This work addresses the challenge of enabling efficient and privacy-preserving keyword search in the Solid decentralized personal data ecosystem, where user data is distributed across pods governed by fine-grained access controls. The authors propose ESPRESSO, a framework that leverages WebID-scoped indexes and privacy-aware metadata to facilitate effective cross-pod source selection and ranking while strictly adhering to user-defined access policies. The study introduces the first formal threat model for decentralized search, explicitly characterizing privacy risks throughout the index and metadata lifecycle, and derives design principles to limit metadata exposure and prevent unauthorized inference. Experimental results demonstrate that ESPRESSO achieves scalable and efficient keyword search without compromising data sovereignty or user privacy.

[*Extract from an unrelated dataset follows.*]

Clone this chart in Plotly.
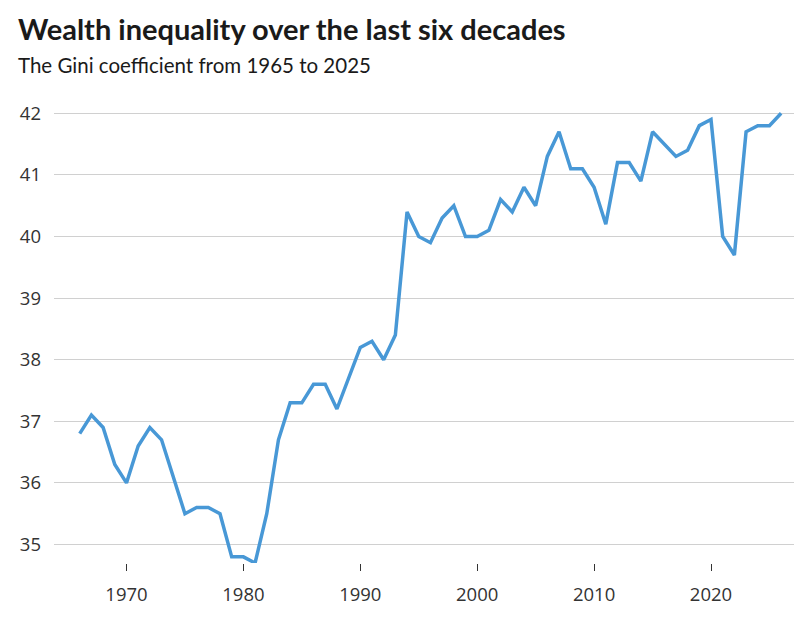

In decentralized personal data ecosystems grounded in architectures such as Solid, users retain sovereignty over their data via personal online data stores (pods), hosted on Solid-compliant server infrastructures. In such environments, data remains under the control of pod owners, which complicates search due to distribution across numerous pods and user-specific access constraints. ESPRESSO is a decentralized framework for scalable keyword-based search across distributed Solid pods under user-defined visibility policies. It addresses key challenges of decentralized search by constructing WebID-scoped indexes within pods and employing privacy-aware metadata to enable efficient source selection and ranking across servers. This paper further introduces a formal threat model for ESPRESSO, analysing the security and privacy risks associated with the generation, aggregation, and use of indexes and metadata. These risks include unintended metadata leakage and the potential for adversaries to infer sensitive information about data that resides within personal data stores. The analysis identifies key design principles that limit metadata exposure while mitigating unauthorized inference. The proposed threat model provides a foundation for evaluating privacy-preserving decentralized search and informs the design of systems with stronger privacy guarantees.